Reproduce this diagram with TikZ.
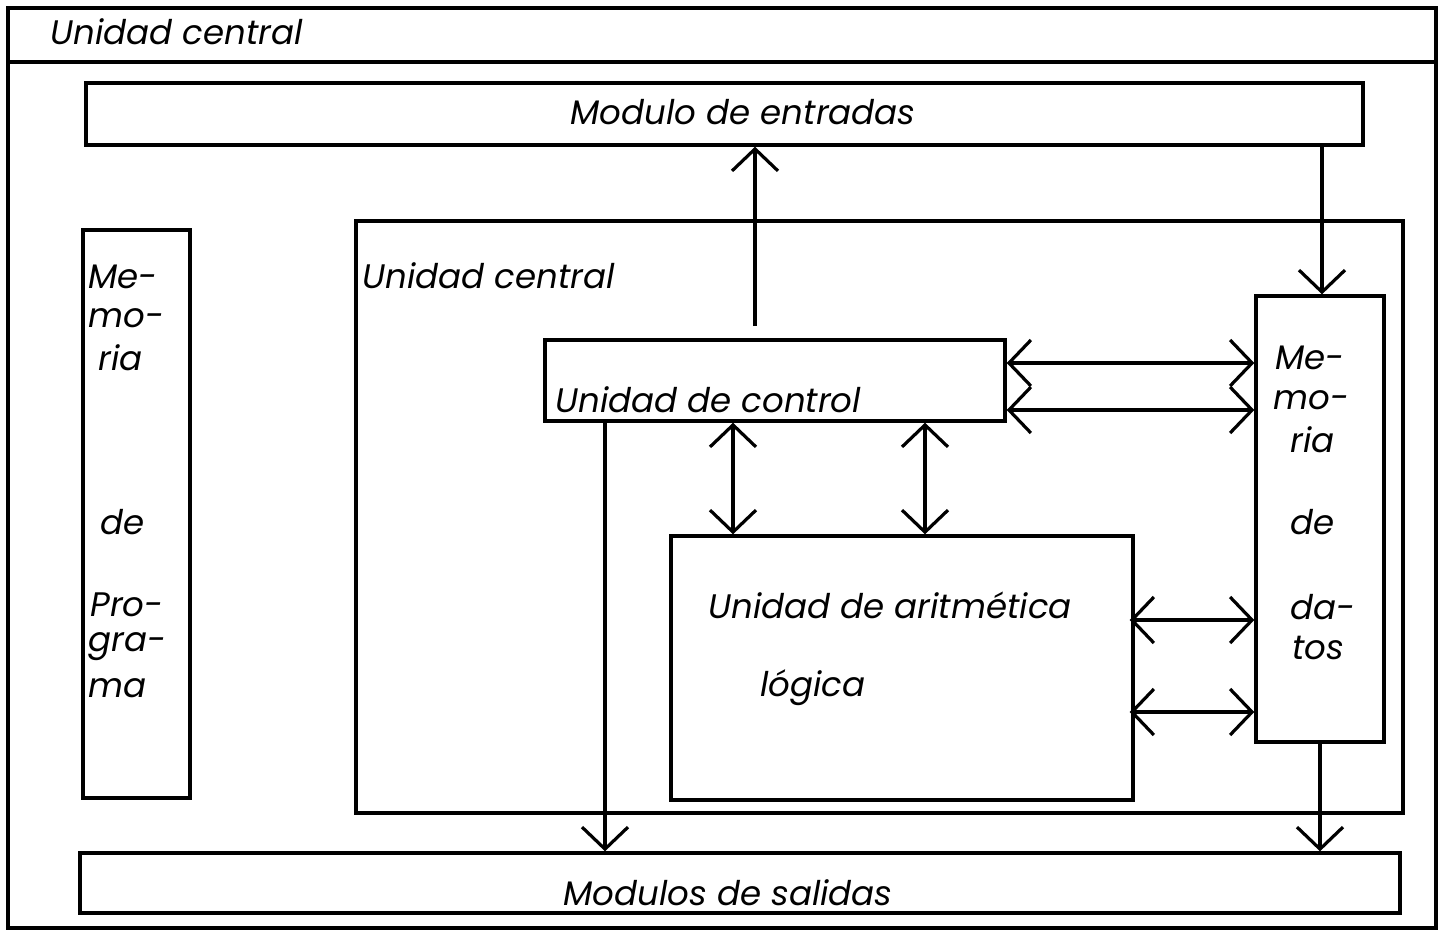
\documentclass[tikz,border=0pt]{standalone}
\usepackage{fontspec}
\setmainfont{Poppins}
\usetikzlibrary{arrows.meta,fit}
\tikzset{
  box/.style={draw, line width=1.7pt, inner sep=0pt},
  frame/.style={draw, line width=2.4pt, inner sep=0pt},
  txt/.style={font=\itshape\fontsize{17}{20}\selectfont, inner sep=0pt},
  wtxt/.style={txt, anchor=west},
  tip/.style={Straight Barb[length=11pt,width=23pt,line width=1.6pt]},
  arr/.style={line width=1.6pt, -{Straight Barb[length=11pt,width=23pt,line width=1.6pt]}},
  darr/.style={line width=1.6pt, {Straight Barb[length=11pt,width=23pt,line width=1.6pt]}-{Straight Barb[length=11pt,width=23pt,line width=1.6pt]}}
}
\begin{document}
\begin{tikzpicture}[x=0.5pt,y=-0.5pt]
\useasboundingbox (0,0) rectangle (1440,933);
% outer frame
\node[frame, fit={(8,8) (1436,928)}] (outer) {};
\coordinate (hl) at (8,62);
\coordinate (hr) at (1436,62);
\draw[line width=2.4pt] (hl) -- (hr);
\node[wtxt] (t0) at (50,32) {Unidad central};
% boxes
\node[box, fit={(86,83) (1363,145)}] (me) {};
\node[txt] (tme) at (743,112) {Modulo de entradas};
\node[box, fit={(83,230) (190,798)}] (mp) {};
\node[wtxt] (mp1) at (88,277) {Me-};
\node[wtxt] (mp2) at (88,318) {mo-};
\node[wtxt] (mp3) at (98,358) {ria};
\node[wtxt] (mp4) at (100,522) {de};
\node[wtxt] (mp5) at (90,605) {Pro-};
\node[wtxt] (mp6) at (88,647) {gra-};
\node[wtxt] (mp7) at (88,688) {ma};
\node[box, fit={(356,221) (1403,813)}] (ucen) {};
\node[wtxt] (tuc) at (362,276) {Unidad central};
\node[box, fit={(545,340) (1005,421)}] (uc) {};
\node[wtxt] (tctl) at (555,400) {Unidad de control};
\node[box, fit={(1256,296) (1384,742)}] (md) {};
\node[wtxt] (md1) at (1275,358) {Me-};
\node[wtxt] (md2) at (1273,400) {mo-};
\node[wtxt] (md3) at (1290,440) {ria};
\node[wtxt] (md4) at (1290,522) {de};
\node[wtxt] (md5) at (1290,607) {da-};
\node[wtxt] (md6) at (1292,648) {tos};
\node[box, fit={(671,536) (1133,800)}] (alu) {};
\node[wtxt] (alu1) at (708,605) {Unidad de aritmética};
\node[wtxt] (alu2) at (760,688) {lógica};
\node[box, fit={(80,853) (1400,913)}] (ms) {};
\node[txt] (tms) at (728,893) {Modulos de salidas};
% connectors
\coordinate (a1) at (755,326);
\draw[arr] (a1) -- (me.south -| a1);
\coordinate (a2) at (1322,0);
\draw[arr] (me.south -| a2) -- (md.north -| a2);
\coordinate (r1) at (0,363);
\coordinate (r2) at (0,410);
\draw[darr] (uc.east |- r1) -- (md.west |- r1);
\draw[darr] (uc.east |- r2) -- (md.west |- r2);
\coordinate (v1) at (733,0);
\coordinate (v2) at (925,0);
\draw[darr] (uc.south -| v1) -- (alu.north -| v1);
\draw[darr] (uc.south -| v2) -- (alu.north -| v2);
\coordinate (r3) at (0,620);
\coordinate (r4) at (0,712);
\draw[darr] ([xshift=-2.5pt]alu.east |- r3) -- (md.west |- r3);
\draw[darr] ([xshift=-2.5pt]alu.east |- r4) -- (md.west |- r4);
\coordinate (v3) at (605,0);
\draw[arr] (uc.south -| v3) -- (ms.north -| v3);
\coordinate (v4) at (1320,0);
\draw[arr] (md.south -| v4) -- (ms.north -| v4);
\end{tikzpicture}
\end{document}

* WORK TO BE COMPLETED *
Copy out every line of the material above exactly, skipping the pictures.

* WORKED SOLUTION *
Reproduce this diagram with TikZ.
\documentclass[tikz,border=0pt]{standalone}
\usepackage{fontspec}
\setmainfont{Poppins}
\usetikzlibrary{arrows.meta,fit}
\tikzset{
  box/.style={draw, line width=1.7pt, inner sep=0pt},
  frame/.style={draw, line width=2.4pt, inner sep=0pt},
  txt/.style={font=\itshape\fontsize{17}{20}\selectfont, inner sep=0pt},
  wtxt/.style={txt, anchor=west},
  tip/.style={Straight Barb[length=11pt,width=23pt,line width=1.6pt]},
  arr/.style={line width=1.6pt, -{Straight Barb[length=11pt,width=23pt,line width=1.6pt]}},
  darr/.style={line width=1.6pt, {Straight Barb[length=11pt,width=23pt,line width=1.6pt]}-{Straight Barb[length=11pt,width=23pt,line width=1.6pt]}}
}
\begin{document}
\begin{tikzpicture}[x=0.5pt,y=-0.5pt]
\useasboundingbox (0,0) rectangle (1440,933);
% outer frame
\node[frame, fit={(8,8) (1436,928)}] (outer) {};
\coordinate (hl) at (8,62);
\coordinate (hr) at (1436,62);
\draw[line width=2.4pt] (hl) -- (hr);
\node[wtxt] (t0) at (50,32) {Unidad central};
% boxes
\node[box, fit={(86,83) (1363,145)}] (me) {};
\node[txt] (tme) at (743,112) {Modulo de entradas};
\node[box, fit={(83,230) (190,798)}] (mp) {};
\node[wtxt] (mp1) at (88,277) {Me-};
\node[wtxt] (mp2) at (88,318) {mo-};
\node[wtxt] (mp3) at (98,358) {ria};
\node[wtxt] (mp4) at (100,522) {de};
\node[wtxt] (mp5) at (90,605) {Pro-};
\node[wtxt] (mp6) at (88,647) {gra-};
\node[wtxt] (mp7) at (88,688) {ma};
\node[box, fit={(356,221) (1403,813)}] (ucen) {};
\node[wtxt] (tuc) at (362,276) {Unidad central};
\node[box, fit={(545,340) (1005,421)}] (uc) {};
\node[wtxt] (tctl) at (555,400) {Unidad de control};
\node[box, fit={(1256,296) (1384,742)}] (md) {};
\node[wtxt] (md1) at (1275,358) {Me-};
\node[wtxt] (md2) at (1273,400) {mo-};
\node[wtxt] (md3) at (1290,440) {ria};
\node[wtxt] (md4) at (1290,522) {de};
\node[wtxt] (md5) at (1290,607) {da-};
\node[wtxt] (md6) at (1292,648) {tos};
\node[box, fit={(671,536) (1133,800)}] (alu) {};
\node[wtxt] (alu1) at (708,605) {Unidad de aritmética};
\node[wtxt] (alu2) at (760,688) {lógica};
\node[box, fit={(80,853) (1400,913)}] (ms) {};
\node[txt] (tms) at (728,893) {Modulos de salidas};
% connectors
\coordinate (a1) at (755,326);
\draw[arr] (a1) -- (me.south -| a1);
\coordinate (a2) at (1322,0);
\draw[arr] (me.south -| a2) -- (md.north -| a2);
\coordinate (r1) at (0,363);
\coordinate (r2) at (0,410);
\draw[darr] (uc.east |- r1) -- (md.west |- r1);
\draw[darr] (uc.east |- r2) -- (md.west |- r2);
\coordinate (v1) at (733,0);
\coordinate (v2) at (925,0);
\draw[darr] (uc.south -| v1) -- (alu.north -| v1);
\draw[darr] (uc.south -| v2) -- (alu.north -| v2);
\coordinate (r3) at (0,620);
\coordinate (r4) at (0,712);
\draw[darr] ([xshift=-2.5pt]alu.east |- r3) -- (md.west |- r3);
\draw[darr] ([xshift=-2.5pt]alu.east |- r4) -- (md.west |- r4);
\coordinate (v3) at (605,0);
\draw[arr] (uc.south -| v3) -- (ms.north -| v3);
\coordinate (v4) at (1320,0);
\draw[arr] (md.south -| v4) -- (ms.north -| v4);
\end{tikzpicture}
\end{document}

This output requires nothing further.